# start of GIVEN RECORDS

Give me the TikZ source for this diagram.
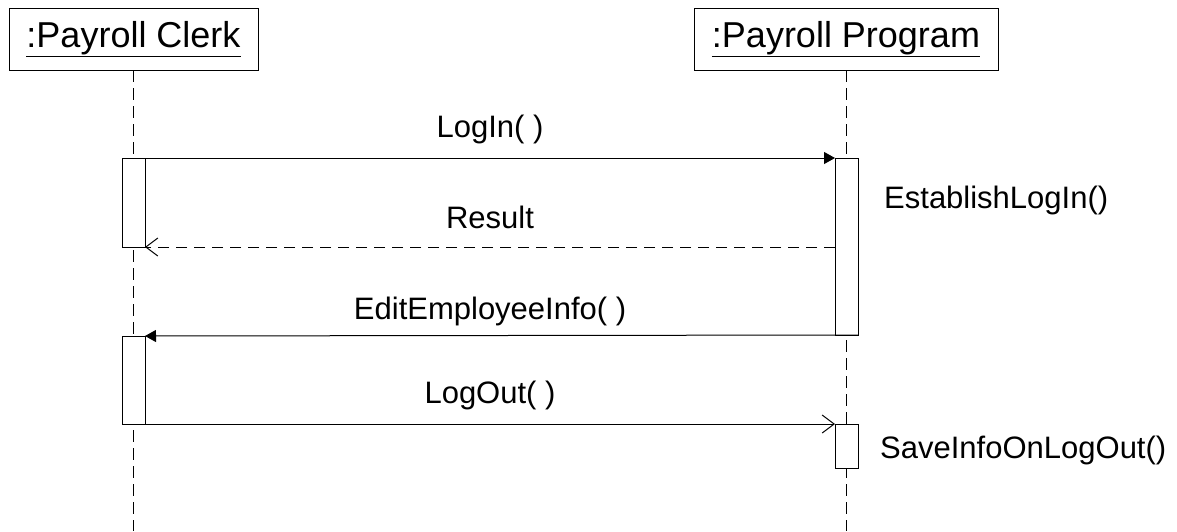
\documentclass[tikz,border=0pt]{standalone}
\usepackage{fontspec}
\setmainfont{Liberation Sans}
\usetikzlibrary{arrows.meta}

\begin{document}
\begin{tikzpicture}[x=1pt, y=-1pt]
  \tikzset{
    obj/.style={draw, line width=1pt, minimum height=62pt, inner sep=0pt, outer sep=0pt, font=\fontsize{36}{40}\selectfont},
    act/.style={draw, line width=1pt, fill=white, minimum width=23pt, inner sep=0pt, outer sep=0pt},
    life/.style={line width=1pt, dash pattern=on 12pt off 6pt},
    lbl/.style={font=\fontsize{31}{36}\selectfont, anchor=base, inner sep=0pt},
    call/.style={line width=1pt, -{Triangle[length=11pt,width=12pt]}},
    reply/.style={line width=1pt, dash pattern=on 11pt off 7pt, -{Straight Barb[length=12pt,width=18pt]}},
    async/.style={line width=1pt, -{Straight Barb[length=12pt,width=18pt]}}
  }
  \useasboundingbox (0,0) rectangle (1177,531);
  \node[obj, minimum width=249pt] (clerk) at (133.5,39) {\underline{:Payroll Clerk}};
  \node[obj, minimum width=304pt] (prog) at (846,39) {\underline{:Payroll Program}};
  \coordinate (clerkEnd) at (133.5,531);
  \coordinate (progEnd) at (846.5,531);
  \draw[life] (clerk) -- (clerkEnd);
  \draw[life] (prog.south -| progEnd) -- (progEnd);
  \node[act, minimum height=89pt] (c1) at (133.5,202.5) {};
  \node[act, minimum height=177pt] (p1) at (846.5,246.5) {};
  \node[act, minimum height=88pt] (c2) at (133.5,380) {};
  \node[act, minimum height=44pt] (p2) at (846.5,446) {};
  \draw[call] (c1.north east) -- node[lbl, midway, yshift=21pt] {LogIn( )} (p1.north west);
  \draw[reply] (p1.west |- c1.south east) -- node[lbl, midway, yshift=19pt] {Result} (c1.south east);
  \draw[call] (p1.south east) -- node[lbl, pos=0.516, yshift=16pt] {EditEmployeeInfo( )} (c2.north east);
  \draw[async] (c2.south east) -- node[lbl, midway, yshift=21pt] {LogOut( )} (p2.north west);
  \node[lbl, anchor=base west] (estab) at (884,208) {EstablishLogIn()};
  \node[lbl, anchor=base west] (save) at (880,458) {SaveInfoOnLogOut()};
\end{tikzpicture}
\end{document}
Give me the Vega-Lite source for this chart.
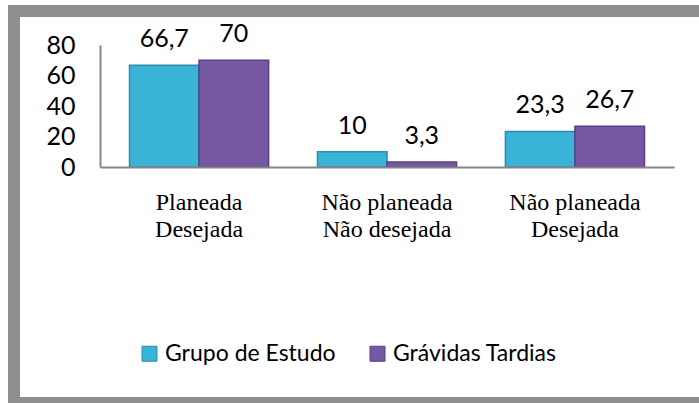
{
  "$schema": "https://vega.github.io/schema/vega-lite/v6.json",
  "width": 695,
  "height": 392,
  "autosize": {"type": "none"},
  "padding": {"left": 14, "top": 11, "right": -10, "bottom": 0},
  "background": "white",
  "config": {
    "view": {"fill": "white", "stroke": "#8f8f8f", "strokeWidth": 12},
    "locale": {"number": {"decimal": ",", "thousands": ".", "grouping": [3], "currency": ["", " €"]}},
    "font": "Lato"
  },
  "data": {
    "values": [
      {"categoria": "Planeada\nDesejada", "grupo": "Grupo de Estudo", "valor": 66.7},
      {"categoria": "Planeada\nDesejada", "grupo": "Grávidas Tardias", "valor": 70},
      {"categoria": "Não planeada\nNão desejada", "grupo": "Grupo de Estudo", "valor": 10},
      {"categoria": "Não planeada\nNão desejada", "grupo": "Grávidas Tardias", "valor": 3.3},
      {"categoria": "Não planeada\nDesejada", "grupo": "Grupo de Estudo", "valor": 23.3},
      {"categoria": "Não planeada\nDesejada", "grupo": "Grávidas Tardias", "valor": 26.7}
    ]
  },
  "encoding": {
    "x": {
      "field": "categoria", "type": "nominal", "sort": null,
      "scale": {"range": [86, 660], "paddingInner": 0.26, "paddingOuter": 0.157},
      "axis": {
        "orient": "bottom", "offset": -236, "ticks": false, "domainColor": "#868686", "domainWidth": 2,
        "labelFont": "Liberation Serif", "labelFontSize": 24, "labelColor": "black", "labelPadding": 23,
        "labelLineHeight": 27, "labelAngle": 0, "title": null, "zindex": 1, "labelLimit": 0,
        "labelExpr": "split(datum.label, '\\n')"
      }
    },
    "xOffset": {"field": "grupo", "type": "nominal", "sort": ["Grupo de Estudo", "Grávidas Tardias"], "scale": {"paddingInner": 0}},
    "y": {
      "field": "valor", "type": "quantitative",
      "scale": {"domain": [0, 80], "range": [156, 34], "nice": false},
      "axis": {
        "orient": "left", "offset": -86, "values": [0, 20, 40, 60, 80], "ticks": false, "grid": false,
        "domainColor": "#868686", "domainWidth": 2, "labelFont": "Lato", "labelFontSize": 25,
        "labelColor": "black", "labelPadding": 25, "title": null, "zindex": 1
      }
    }
  },
  "layer": [
    {
      "mark": {"type": "bar", "strokeWidth": 1.5},
      "encoding": {
        "color": {
          "field": "grupo", "type": "nominal",
          "scale": {"domain": ["Grupo de Estudo", "Grávidas Tardias"], "range": ["#3ab4d6", "#7658a2"]},
          "legend": {
            "orient": "none", "legendX": 124, "legendY": 331, "direction": "horizontal", "title": null,
            "symbolType": "square", "symbolSize": 225, "symbolStrokeWidth": 1, "labelFontSize": 23,
            "labelFont": "Lato", "labelColor": "black", "columnPadding": 30, "labelOffset": 4, "labelLimit": 0
          }
        },
        "stroke": {
          "field": "grupo", "type": "nominal",
          "scale": {"domain": ["Grupo de Estudo", "Grávidas Tardias"], "range": ["#2a8fac", "#5a3f82"]}
        }
      }
    },
    {
      "mark": {"type": "text", "dy": -18, "baseline": "alphabetic", "fontSize": 25, "font": "Lato", "color": "black"},
      "encoding": {"text": {"field": "valor", "type": "quantitative", "format": "~g"}}
    }
  ]
}
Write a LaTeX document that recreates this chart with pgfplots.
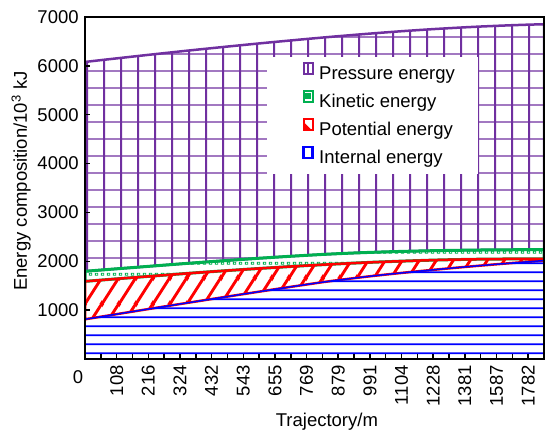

# end of GIVEN RECORDS

**STATED TASK:**
Ascertain the number of lines in the entries that include the word "chart", and report only that number.

**ANSWER BELOW:**
2